10 – Finalmente, parece claro que o sistema político brasileiro sofre, ainda hoje, de uma crise profunda de legitimidade, crise que se manifesta na predileção de parte considerável dos eleitores por candidatos ditos “outsiders”, sem histórico de vida partidária, supostamente não contaminados pelas mazelas e picuinhas das disputas travadas na institucionalidade democrática. Essa crise tem sua origem nas jornadas de 2013, quando sucessivas manifestações de massa demandaram dos governos nacionais, estaduais e municipais, com toda justiça, eficácia, honestidade e transparência. Cumpre dizer que as manifestações não exigiam dos governantes nada além do cumprimento de suas obrigações constitucionais e legais. Infelizmente, essa demanda legítima foi respondida pelas instâncias competentes do Judiciário, no que se convencionou denominar “Operação Lava-Jato”, de uma forma irresponsável, com evidente descuido das salvaguardas legais mais elementares, o que veio a motivar, em pouco tempo, a reação corretora salutar do Supremo Tribunal Federal. Deve ser lembrado, contudo, que os problemas que se encontravam na raiz desse processo eram e continuam a ser reais. Esses problemas devem ser enfrentados de forma aberta e sincera por todas as forças comprometidas com a democracia do país, sob pena da perda de credibilidade dessas forças perante grande parte dos cidadãos.

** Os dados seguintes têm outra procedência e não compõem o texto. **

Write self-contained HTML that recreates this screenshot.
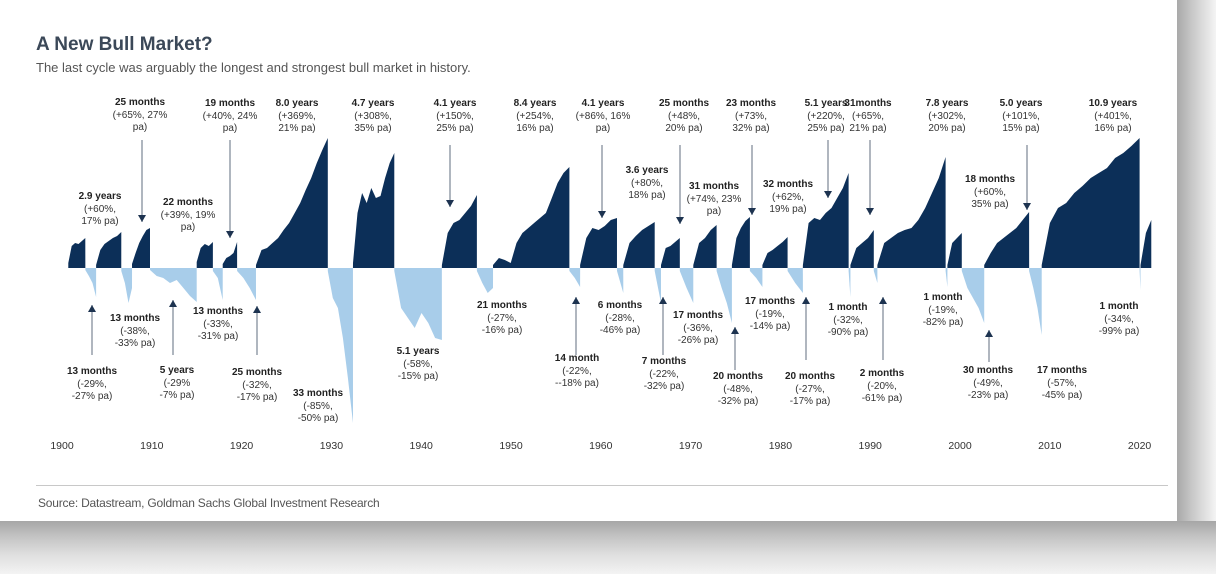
<!DOCTYPE html>
<html><head><meta charset="utf-8">
<style>
html,body{margin:0;padding:0;width:1216px;height:574px;overflow:hidden;background:#fff;font-family:"Liberation Sans",Arial,sans-serif;}
#bg-right{position:absolute;left:1177px;top:0;width:39px;height:574px;background:linear-gradient(to right,#a9a9a9,#c9c9c9 40%,#e6e6e6 80%,#f4f4f4);}
#bg-bottom{position:absolute;left:0;top:521px;width:1216px;height:53px;background:linear-gradient(to bottom,#a6a6a6,#c4c4c4 30%,#e0e0e0 65%,#f3f3f3);}
#card{position:absolute;left:25px;top:26px;width:1152px;height:495px;background:#fff;}
.title{position:absolute;left:11px;top:8px;font-size:19px;font-weight:bold;color:#3b4858;}
.sub{position:absolute;left:11px;top:34px;font-size:13px;color:#555;}
.src{position:absolute;left:13px;top:470px;font-size:12px;color:#555;letter-spacing:-0.2px;}
.sep{position:absolute;left:11px;top:459px;width:1132px;height:1px;background:#c8c8c8;}
.ann{position:absolute;font-size:10px;line-height:12.5px;color:#333;text-align:center;white-space:nowrap;transform:translateX(-50%);}
.ann b{color:#222;}
svg{position:absolute;left:0;top:0;}
</style></head>
<body>
<div id="bg-right"></div>
<div id="bg-bottom"></div>
<div id="card">
  <div class="title">A New Bull Market?</div>
  <div class="sub">The last cycle was arguably the longest and strongest bull market in history.</div>
  <div class="sep"></div>
  <div class="src">Source: Datastream, Goldman Sachs Global Investment Research</div>
</div>
<svg id="chart" width="1216" height="574"></svg>
<div id="anns"></div>
<script>
const bullStart=[1900.7,1903.8,1907.8,1915.0,1917.9,1921.6,1932.4,1942.3,1948.0,1957.7,1962.5,1966.7,1970.3,1974.6,1978.0,1982.5,1987.8,1990.8,1998.6,2002.7,2009.1,2020.1];
const bullEnd=[1902.6,1906.6,1909.8,1916.8,1919.5,1929.6,1937.0,1946.2,1956.5,1961.8,1966.0,1968.8,1972.9,1976.6,1980.8,1987.6,1990.4,1998.4,2000.2,2007.7,2020.0,2021.3];
const bullValues=[
[5,22,25,24,27,30],[3,18,24,27,30,32,36],[4,15,25,32,38,40],[6,20,24,22,26],[4,10,12,15,26],
[3,18,20,25,30,38,45,55,65,78,90,105,118,130],[5,55,75,65,80,70,72,90,105,115],[3,35,45,48,55,62,73],
[3,10,8,5,25,35,40,45,50,55,70,85,95,101],[3,30,40,38,42,48,50],[3,25,32,38,42,46],[3,20,22,26,30],
[3,25,30,38,43],[3,30,40,47,51],[3,15,18,22,26,31],[3,45,50,48,55,60,70,80,95],[3,20,25,30,38],
[3,25,30,35,38,40,48,60,75,90,111],[3,25,30,35],[3,15,25,30,35,40,48,56],
[3,45,60,65,75,82,90,95,100,110,115,122,130],[3,35,48]];
const bearStart=[1902.6,1906.6,1909.8,1916.8,1919.5,1929.6,1937.0,1946.2,1956.5,1961.8,1966.0,1968.8,1972.9,1976.6,1980.8,1987.6,1990.4,1998.4,2000.2,2007.7,2020.0];
const bearEnd=[1903.8,1907.8,1915.0,1917.9,1921.6,1932.4,1942.3,1948.0,1957.7,1962.5,1966.7,1970.3,1974.6,1978.0,1982.5,1987.8,1990.8,1998.6,2002.7,2009.1,2020.1];
const bearValues=[
[2,8,15,29],[3,15,35,20],[2,8,10,15,12,20,28,34],[3,10,32],[3,10,20,32],[3,30,40,70,110,155],
[3,40,50,60,45,55,70,72],[3,15,25,20],[3,10,19],[3,25],[3,35],[3,20,35],[3,20,35,55],[3,10,19],
[3,15,25],[3,29],[3,15],[3,19],[3,20,30,40,55],[3,20,40,67],[3,22]];
const tickYears=[1900,1910,1920,1930,1940,1950,1960,1970,1980,1990,2000,2010,2020];

const NS='http://www.w3.org/2000/svg';
const svg=document.getElementById('chart');
const X0=62,PXY=8.98,BASE=268;
function xs(yr){return X0+(yr-1900)*PXY;}
function ys(v){return BASE-v;}
function area(s,e,vals,sign){
  let d='M'+xs(s)+','+BASE;
  const n=vals.length;
  for(let i=0;i<n;i++){const yr=s+(e-s)*(n===1?1:i/(n-1));d+=' L'+xs(yr).toFixed(1)+','+(BASE-sign*vals[i]).toFixed(1);}
  d+=' L'+xs(e)+','+BASE+' Z';return d;
}
for(let i=0;i<bearStart.length;i++){
  const p=document.createElementNS(NS,'path');
  p.setAttribute('d',area(bearStart[i],bearEnd[i],bearValues[i],-1));
  p.setAttribute('fill','#a8cdea');
  
  
  svg.appendChild(p);
}
for(let i=0;i<bullStart.length;i++){
  const p=document.createElementNS(NS,'path');
  p.setAttribute('d',area(bullStart[i],bullEnd[i],bullValues[i],1));
  p.setAttribute('fill','#0c2f58');
  
  
  svg.appendChild(p);
}
for(const t of tickYears){
  const tx=document.createElementNS(NS,'text');
  tx.setAttribute('x',xs(t));tx.setAttribute('y',449);
  tx.setAttribute('text-anchor','middle');tx.setAttribute('font-size','10.5');tx.setAttribute('fill','#333');
  tx.setAttribute('font-family','Liberation Sans, sans-serif');
  tx.textContent=t;
  
  
  svg.appendChild(tx);
}
// arrows: x, y1 (tail), y2 (head)
const arrows=[[142,140,222],[230,140,238],[450,145,207],[602,145,218],[680,145,224],[752,145,215],[828,140,198],[870,140,215],[1027,145,210],
[92,355,305],[173,355,300],[257,355,306],[576,355,297],[663,355,297],[735,370,327],[806,360,297],[883,360,297],[989,362,330]];
for(const a of arrows){
  const l=document.createElementNS(NS,'line');
  l.setAttribute('x1',a[0]);l.setAttribute('x2',a[0]);l.setAttribute('y1',a[1]);l.setAttribute('y2',a[2]);
  l.setAttribute('stroke','#7a8594');l.setAttribute('stroke-width','1.2');
  
  
  svg.appendChild(l);
  const dir=a[2]>a[1]?1:-1;
  const t=document.createElementNS(NS,'path');
  t.setAttribute('d','M'+(a[0]-4)+','+(a[2]-dir*7)+' L'+(a[0]+4)+','+(a[2]-dir*7)+' L'+a[0]+','+a[2]+' Z');
  t.setAttribute('fill','#1d3350');
  
  
  svg.appendChild(t);
}
const anns=[
[140,97,'25 months','(+65%, 27%','pa)'],[100,191,'2.9 years','(+60%,','17% pa)'],[188,197,'22 months','(+39%, 19%','pa)'],
[230,98,'19 months','(+40%, 24%','pa)'],[297,98,'8.0 years','(+369%,','21% pa)'],[373,98,'4.7 years','(+308%,','35% pa)'],
[455,98,'4.1  years','(+150%,','25% pa)'],[535,98,'8.4 years','(+254%,','16% pa)'],[603,98,'4.1 years','(+86%, 16%','pa)'],
[647,165,'3.6 years','(+80%,','18% pa)'],[684,98,'25 months','(+48%,','20% pa)'],[714,181,'31 months','(+74%, 23%','pa)'],
[751,98,'23 months','(+73%,','32% pa)'],[788,179,'32 months','(+62%,','19% pa)'],[826,98,'5.1 years','(+220%,','25% pa)'],
[868,98,'31months','(+65%,','21% pa)'],[947,98,'7.8 years','(+302%,','20% pa)'],[990,174,'18 months','(+60%,','35% pa)'],
[1021,98,'5.0 years','(+101%,','15% pa)'],[1113,98,'10.9 years','(+401%,','16% pa)'],
[92,366,'13 months','(-29%,','-27% pa)'],[135,313,'13 months','(-38%,','-33% pa)'],[177,365,'5 years','(-29%','-7% pa)'],
[218,306,'13 months','(-33%,','-31% pa)'],[257,367,'25 months','(-32%,','-17% pa)'],[318,388,'33 months','(-85%,','-50% pa)'],
[418,346,'5.1 years','(-58%,','-15% pa)'],[502,300,'21 months','(-27%,','-16% pa)'],[577,353,'14 month','(-22%,','--18% pa)'],
[620,300,'6 months','(-28%,','-46% pa)'],[664,356,'7 months','(-22%,','-32% pa)'],[698,310,'17 months','(-36%,','-26% pa)'],
[738,371,'20 months','(-48%,','-32% pa)'],[770,296,'17 months','(-19%,','-14% pa)'],[810,371,'20 months','(-27%,','-17% pa)'],
[848,302,'1 month','(-32%,','-90% pa)'],[882,368,'2 months','(-20%,','-61% pa)'],[943,292,'1 month','(-19%,','-82% pa)'],
[988,365,'30 months','(-49%,','-23% pa)'],[1062,365,'17 months','(-57%,','-45% pa)'],[1119,301,'1 month','(-34%,','-99% pa)']];
const box=document.getElementById('anns');
for(const a of anns){
  const d=document.createElement('div');
  d.className='ann';
  d.style.left=a[0]+'px';d.style.top=a[1]+'px';
  d.innerHTML='<b>'+a[2]+'</b><br>'+a[3]+'<br>'+a[4];
  
  
  box.appendChild(d);
}
</script>
</body></html>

Defendemos, por conseguinte, a retomada do debate sobre a regra eleitoral, particularmente nas eleições proporcionais, e da relação entre a política e seu financiamento na democracia brasileira, com as consequências previsíveis em termos de mudanças nas regras eleitorais e partidárias vigentes.

*Caetano Ernesto Pereira de Araújo, consultor legislativo do Senado Federal, doutor em sociologia pela Universidade de Brasília.